## [TASK INSTRUCTIONS]
Set the data down again, exactly as it reads, but without the pictures.

## [DATASET EXCERPT]
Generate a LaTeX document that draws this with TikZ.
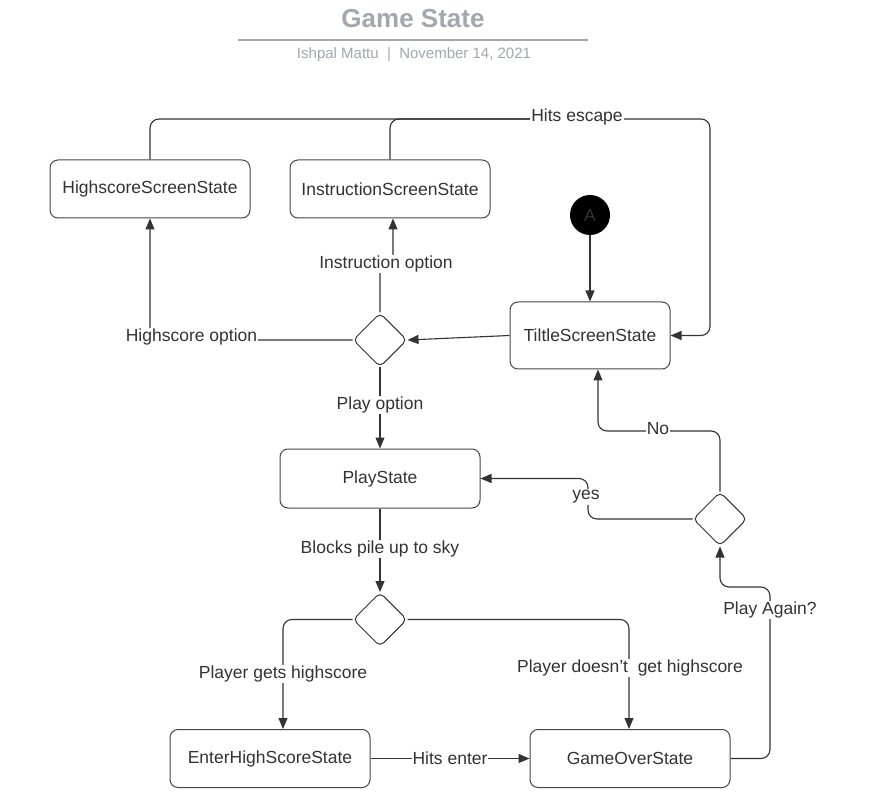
\documentclass[tikz,border=0pt]{standalone}
\usepackage{fontspec}
\setmainfont{Liberation Sans}
\usetikzlibrary{arrows.meta,shapes.geometric}
\definecolor{ink}{HTML}{333333}
\definecolor{ttl}{HTML}{A3A7AE}
\begin{document}
\begin{tikzpicture}[x=1pt,y=-1pt,
  statebox/.style={draw=ink!90, line width=1pt, rounded corners=8pt, minimum width=200pt, minimum height=58pt, inner sep=0pt, font=\fontsize{17.5}{20}\selectfont, text=ink},
  choice/.style={draw=ink, line width=1pt, diamond, rounded corners=5pt, minimum width=54pt, minimum height=54pt, inner sep=0pt},
  conn/.style={draw=ink, line width=1.1pt, rounded corners=9pt},
  arr/.style={conn, -{Triangle[length=11pt,width=9pt]}},
  lbl/.style={fill=white, inner sep=1pt, font=\fontsize{17.5}{20}\selectfont, text=ink},
]
\useasboundingbox[fill=white] (0,0) rectangle (876,802);

% header
\node[font=\fontsize{26}{30}\selectfont\bfseries, text=ttl] (head) at (413,19) {Game State};
\coordinate (rl) at (238,40);
\coordinate (rr) at (588,40);
\draw[ttl, line width=2pt] (rl) -- (rr);
\node[font=\fontsize{15}{18}\selectfont, text=ttl] (sub) at (414,55) {Ishpal Mattu\ \ |\ \ November 14, 2021};

% nodes
\node[statebox] (hs) at (150,189) {HighscoreScreenState};
\node[statebox] (ins) at (390,189) {InstructionScreenState};
\node[circle, fill=black, minimum size=40pt, inner sep=0pt, text=ink, font=\fontsize{17.5}{20}\selectfont] (A) at (590,215) {A};
\node[statebox, minimum width=160pt, minimum height=67pt] (title) at (590,335.5) {TiltleScreenState};
\node[choice] (d1) at (380,340) {};
\node[statebox, minimum height=59pt] (play) at (380,478.5) {PlayState};
\node[choice] (d2) at (380,619.5) {};
\node[choice] (d3) at (720,519) {};
\node[statebox] (ehs) at (270,758.5) {EnterHighScoreState};
\node[statebox] (go) at (630,758.5) {GameOverState};

% connectors
\coordinate (esc) at (710,119);
\coordinate (escm) at (560,119);
\draw[arr] (hs.north) |- (esc) |- (title.east);
\draw[conn] (ins.north) |- (escm);
\node[lbl] (lesc) at (577,117) {Hits escape};

\draw[arr] (A) -- (title.north);
\draw[arr] (title.west) -- (d1.east);

\draw[arr] (d1.west) -| (hs.south);
\node[lbl] (lhs) at (191.5,337) {Highscore option};

\coordinate (jog) at (386,264);
\draw[arr] (d1.north) |- (jog) -| ([xshift=3pt]ins.south);
\node[lbl] (lins) at (386,264) {Instruction option};

\draw[arr] (d1.south) -- (play.north);
\node[lbl] (lplay) at (380,405) {Play option};

\draw[arr] (play.south) -- (d2.north);
\node[lbl] (lblk) at (380,549) {Blocks pile up to sky};

\draw[arr] (d2.west) -| ([xshift=13pt]ehs.north);
\node[lbl] (lgets) at (283,674) {Player gets highscore};

\draw[arr] (d2.east) -| ([xshift=-1pt]go.north);
\node[lbl] (lnot) at (630,668) {Player doesn't\ \ get highscore};

\draw[arr] (ehs.east) -- (go.west);
\node[lbl] (lent) at (450,758) {Hits enter};

\coordinate (pa) at (770,587);
\draw[arr] (go.east) -| (pa) -| (d3.south);
\node[lbl] (lpa) at (770,610) {Play Again?};

\coordinate (ys) at (588,498);
\draw[arr] (d3.west) -| (ys) |- (play.east);
\node[lbl] (lyes) at (586,497) {yes};

\coordinate (no) at (658,431);
\draw[arr] (d3.north) |- (no) -| ([xshift=8pt]title.south);
\node[lbl] (lno) at (658,429) {No};
\end{tikzpicture}
\end{document}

## [TASK OUTPUT]
Generate a LaTeX document that draws this with TikZ.
\documentclass[tikz,border=0pt]{standalone}
\usepackage{fontspec}
\setmainfont{Liberation Sans}
\usetikzlibrary{arrows.meta,shapes.geometric}
\definecolor{ink}{HTML}{333333}
\definecolor{ttl}{HTML}{A3A7AE}
\begin{document}
\begin{tikzpicture}[x=1pt,y=-1pt,
  statebox/.style={draw=ink!90, line width=1pt, rounded corners=8pt, minimum width=200pt, minimum height=58pt, inner sep=0pt, font=\fontsize{17.5}{20}\selectfont, text=ink},
  choice/.style={draw=ink, line width=1pt, diamond, rounded corners=5pt, minimum width=54pt, minimum height=54pt, inner sep=0pt},
  conn/.style={draw=ink, line width=1.1pt, rounded corners=9pt},
  arr/.style={conn, -{Triangle[length=11pt,width=9pt]}},
  lbl/.style={fill=white, inner sep=1pt, font=\fontsize{17.5}{20}\selectfont, text=ink},
]
\useasboundingbox[fill=white] (0,0) rectangle (876,802);

% header
\node[font=\fontsize{26}{30}\selectfont\bfseries, text=ttl] (head) at (413,19) {Game State};
\coordinate (rl) at (238,40);
\coordinate (rr) at (588,40);
\draw[ttl, line width=2pt] (rl) -- (rr);
\node[font=\fontsize{15}{18}\selectfont, text=ttl] (sub) at (414,55) {Ishpal Mattu\ \ |\ \ November 14, 2021};

% nodes
\node[statebox] (hs) at (150,189) {HighscoreScreenState};
\node[statebox] (ins) at (390,189) {InstructionScreenState};
\node[circle, fill=black, minimum size=40pt, inner sep=0pt, text=ink, font=\fontsize{17.5}{20}\selectfont] (A) at (590,215) {A};
\node[statebox, minimum width=160pt, minimum height=67pt] (title) at (590,335.5) {TiltleScreenState};
\node[choice] (d1) at (380,340) {};
\node[statebox, minimum height=59pt] (play) at (380,478.5) {PlayState};
\node[choice] (d2) at (380,619.5) {};
\node[choice] (d3) at (720,519) {};
\node[statebox] (ehs) at (270,758.5) {EnterHighScoreState};
\node[statebox] (go) at (630,758.5) {GameOverState};

% connectors
\coordinate (esc) at (710,119);
\coordinate (escm) at (560,119);
\draw[arr] (hs.north) |- (esc) |- (title.east);
\draw[conn] (ins.north) |- (escm);
\node[lbl] (lesc) at (577,117) {Hits escape};

\draw[arr] (A) -- (title.north);
\draw[arr] (title.west) -- (d1.east);

\draw[arr] (d1.west) -| (hs.south);
\node[lbl] (lhs) at (191.5,337) {Highscore option};

\coordinate (jog) at (386,264);
\draw[arr] (d1.north) |- (jog) -| ([xshift=3pt]ins.south);
\node[lbl] (lins) at (386,264) {Instruction option};

\draw[arr] (d1.south) -- (play.north);
\node[lbl] (lplay) at (380,405) {Play option};

\draw[arr] (play.south) -- (d2.north);
\node[lbl] (lblk) at (380,549) {Blocks pile up to sky};

\draw[arr] (d2.west) -| ([xshift=13pt]ehs.north);
\node[lbl] (lgets) at (283,674) {Player gets highscore};

\draw[arr] (d2.east) -| ([xshift=-1pt]go.north);
\node[lbl] (lnot) at (630,668) {Player doesn't\ \ get highscore};

\draw[arr] (ehs.east) -- (go.west);
\node[lbl] (lent) at (450,758) {Hits enter};

\coordinate (pa) at (770,587);
\draw[arr] (go.east) -| (pa) -| (d3.south);
\node[lbl] (lpa) at (770,610) {Play Again?};

\coordinate (ys) at (588,498);
\draw[arr] (d3.west) -| (ys) |- (play.east);
\node[lbl] (lyes) at (586,497) {yes};

\coordinate (no) at (658,431);
\draw[arr] (d3.north) |- (no) -| ([xshift=8pt]title.south);
\node[lbl] (lno) at (658,429) {No};
\end{tikzpicture}
\end{document}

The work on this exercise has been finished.